Studies showed that the obtained composite consists of TiB₂ fine grains, which are homogeneously distributed in the alumina-magnesia matrix containing α–Al₂O₃. Traces of MgTiO₃ and aluminous spinel are also present in the composite.

According to the literature data [5], 12 mol % of MgO and 85.5 mol % of Al₂O₃ can be dissolved in alumina-magnesia spinel. In

Table 2. Eutectic melting temperatures in the MgO–Al₂O₃ system.

Chemical Compounds in Eutectics	Al2O3 Composition, wt %	Melting Temperature, °C
MgO, MgAl2O4	55	1995
MgAl2O4, Al2O3	98	1920

, the eutectic melting temperatures in the MgO–Al₂O₃ system are presented.

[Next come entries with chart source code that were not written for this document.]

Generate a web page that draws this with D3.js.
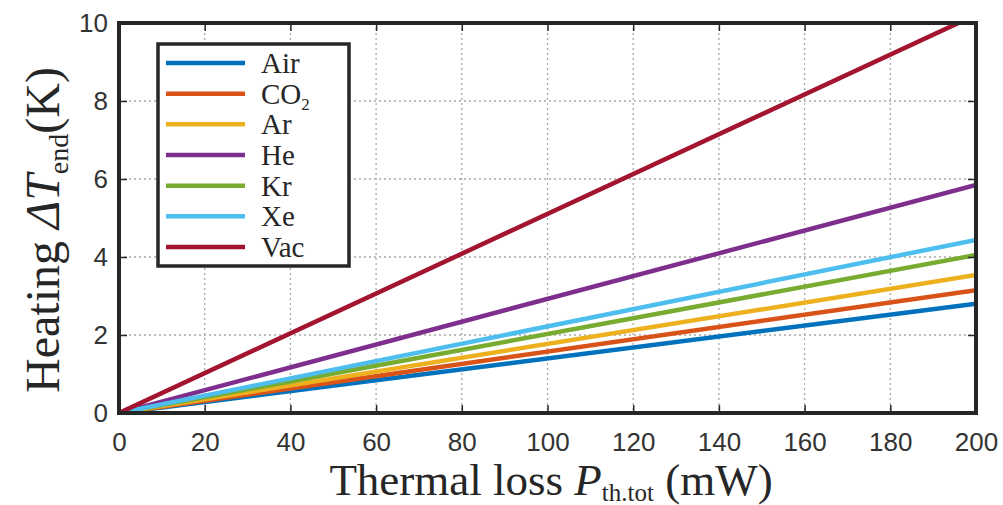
<!DOCTYPE html>
<html lang="en">
<head>
<meta charset="utf-8">
<title>Heating vs thermal loss</title>
<style>
  body { margin: 0; background: #fff; }
  .serif { font-family: "Liberation Serif", "Times New Roman", serif; fill: #262626; }
</style>
</head>
<body>
<div id="chart"></div>
<script src="https://d3js.org/d3.v7.min.js"></script>
<script>
// data: heating at 0 mW and at 200 mW (lines are linear)
var gases = ["Air", "CO2", "Ar", "He", "Kr", "Xe", "Vac"];
var powerPts = [0, 200];
var airVals = [0, 2.80];
var co2Vals = [0, 3.15];
var arVals  = [0, 3.54];
var heVals  = [0, 5.85];
var krVals  = [0, 4.05];
var xeVals  = [0, 4.44];
var vacVals = [0, 10.21];
var xTicks = [0, 20, 40, 60, 80, 100, 120, 140, 160, 180, 200];
var yTicks = [0, 2, 4, 6, 8, 10];
var colors = ["#0072BD", "#D95319", "#EDB120", "#7E2F8E", "#77AC30", "#4DBEEE", "#A2142F"];

var allVals = [airVals, co2Vals, arVals, heVals, krVals, xeVals, vacVals];
var series = gases.map(function(g, i) {
  return { name: g, color: colors[i], pts: powerPts.map(function(p, j) { return [p, allVals[i][j]]; }) };
});

var W = 1003, H = 505;
var margin = {top: 23, right: 27, bottom: 92, left: 119};
var width = W - margin.left - margin.right,
    height = H - margin.top - margin.bottom;

var svg = d3.select("#chart").append("svg")
  .attr("width", W).attr("height", H);
var g = svg.append("g").attr("transform", "translate(" + margin.left + "," + margin.top + ")");

var x = d3.scaleLinear().domain([0, 200]).range([0, width]);
var y = d3.scaleLinear().domain([0, 10]).range([height, 0]);

// grid
g.append("g").selectAll("line").data(xTicks.slice(1, -1)).enter().append("line")
  .attr("x1", function(d) { return x(d); }).attr("x2", function(d) { return x(d); })
  .attr("y1", 0).attr("y2", height)
  .attr("stroke", "#a8a8a8").attr("stroke-width", 1.3).attr("stroke-dasharray", "2,3");
g.append("g").selectAll("line").data(yTicks.slice(1, -1)).enter().append("line")
  .attr("y1", function(d) { return y(d); }).attr("y2", function(d) { return y(d); })
  .attr("x1", 0).attr("x2", width)
  .attr("stroke", "#a8a8a8").attr("stroke-width", 1.3).attr("stroke-dasharray", "2,3");

// lines
g.append("clipPath").attr("id", "clip").append("rect")
  .attr("x", 0).attr("y", 0).attr("width", width).attr("height", height);
var line = d3.line().x(function(d) { return x(d[0]); }).y(function(d) { return y(d[1]); });
g.append("g").attr("clip-path", "url(#clip)").selectAll("path").data(series).enter().append("path")
  .attr("d", function(d) { return line(d.pts); })
  .attr("fill", "none").attr("stroke", function(d) { return d.color; })
  .attr("stroke-width", 4.5);

// axes
var xAxis = g.append("g").attr("transform", "translate(0," + height + ")")
  .call(d3.axisBottom(x).tickValues(xTicks).tickSizeInner(-8).tickSizeOuter(0).tickPadding(20));
var yAxis = g.append("g")
  .call(d3.axisLeft(y).tickValues(yTicks).tickSizeInner(-8).tickSizeOuter(0).tickPadding(11));
g.append("g")
  .call(d3.axisTop(x).tickValues(xTicks).tickSizeInner(-8).tickSizeOuter(0).tickFormat(""));
g.append("g").attr("transform", "translate(" + width + ",0)")
  .call(d3.axisRight(y).tickValues(yTicks).tickSizeInner(-8).tickSizeOuter(0).tickFormat(""));
g.selectAll(".domain").remove();
g.selectAll(".tick line").attr("stroke", "#262626").attr("stroke-width", 1.5);
[xAxis, yAxis].forEach(function(a) {
  a.attr("font-family", "'Liberation Sans', Arial, sans-serif").attr("font-size", 26);
  a.selectAll("text").attr("fill", "#333");
});

g.append("rect").attr("x", 0).attr("y", 0).attr("width", width).attr("height", height)
  .attr("fill", "none").attr("stroke", "#262626").attr("stroke-width", 4);

// axis titles
var xt = svg.append("text").attr("class", "serif")
  .attr("x", 551).attr("y", 495).attr("text-anchor", "middle").style("font-size", "45px");
xt.append("tspan").text("Thermal loss ");
xt.append("tspan").style("font-style", "italic").text("P");
xt.append("tspan").attr("dy", 6).style("font-size", "25px").text("th.tot");
xt.append("tspan").attr("dy", -6).text(" (mW)");

var yt = svg.append("text").attr("class", "serif")
  .attr("transform", "translate(59,230) rotate(-90)").attr("text-anchor", "middle").style("font-size", "48px");
yt.append("tspan").text("Heating ");
yt.append("tspan").style("font-style", "italic").text("\u0394T");
yt.append("tspan").attr("dy", 9).style("font-size", "28px").text("end");
yt.append("tspan").attr("dy", -9).text("(K)");

// legend
var lg = svg.append("g");
lg.append("rect").attr("x", 158).attr("y", 44).attr("width", 191).attr("height", 222)
  .attr("fill", "#fff").attr("stroke", "#262626").attr("stroke-width", 3.5);
var rowY = d3.scalePoint().domain(gases).range([63, 247]);
var rows = lg.selectAll("g.row").data(series).enter().append("g").attr("class", "row")
  .attr("transform", function(d) { return "translate(0," + rowY(d.name) + ")"; });
rows.append("line").attr("x1", 166).attr("x2", 245).attr("y1", 0).attr("y2", 0)
  .attr("stroke", function(d) { return d.color; }).attr("stroke-width", 4.5);
rows.each(function(d) {
  var t = d3.select(this).append("text").attr("class", "serif")
    .attr("x", 261).attr("y", 10).style("font-size", "29px");
  if (d.name === "CO2") {
    t.append("tspan").text("CO");
    t.append("tspan").attr("dy", 6).style("font-size", "17px").text("2");
  } else {
    t.text(d.name);
  }
});
</script>
</body>
</html>
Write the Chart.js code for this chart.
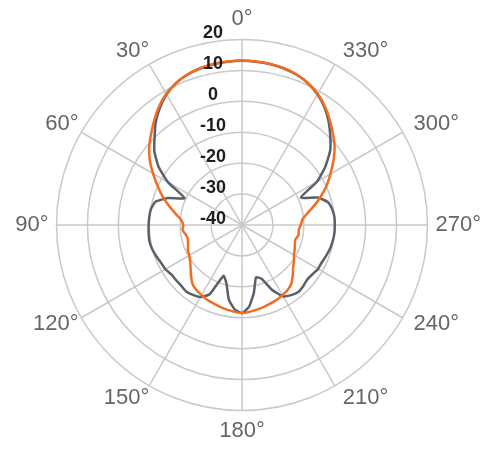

Melting temperatures of TiB₂, α–Al₂O₃, MgTiO₃, and MgAl₂O₄ as well as their eutectics are presented in Table 1 and Table 2. As can be seen from Table 2, all values of the melting temperatures are very high, which proves that the obtained ceramic material is refractory.

4. Conclusions

It was shown that structure with a homogeneous fine-grained distribution of TiB₂ grains was obtained by using 25 wt % of MgAl₂O₄.

The formed surface layer of MgAl₂O₄ on the grains boundary of TiB₂ serves as a blocking protection from titanium diboride oxidation and prevents the growth of TiB₂ crystals.

A partial decomposition of spinel occurred during the composite synthesis. This is proved by the presence of MgTiO₃ and corundum traces in the composite, which were identified by FTIR spectroscopy.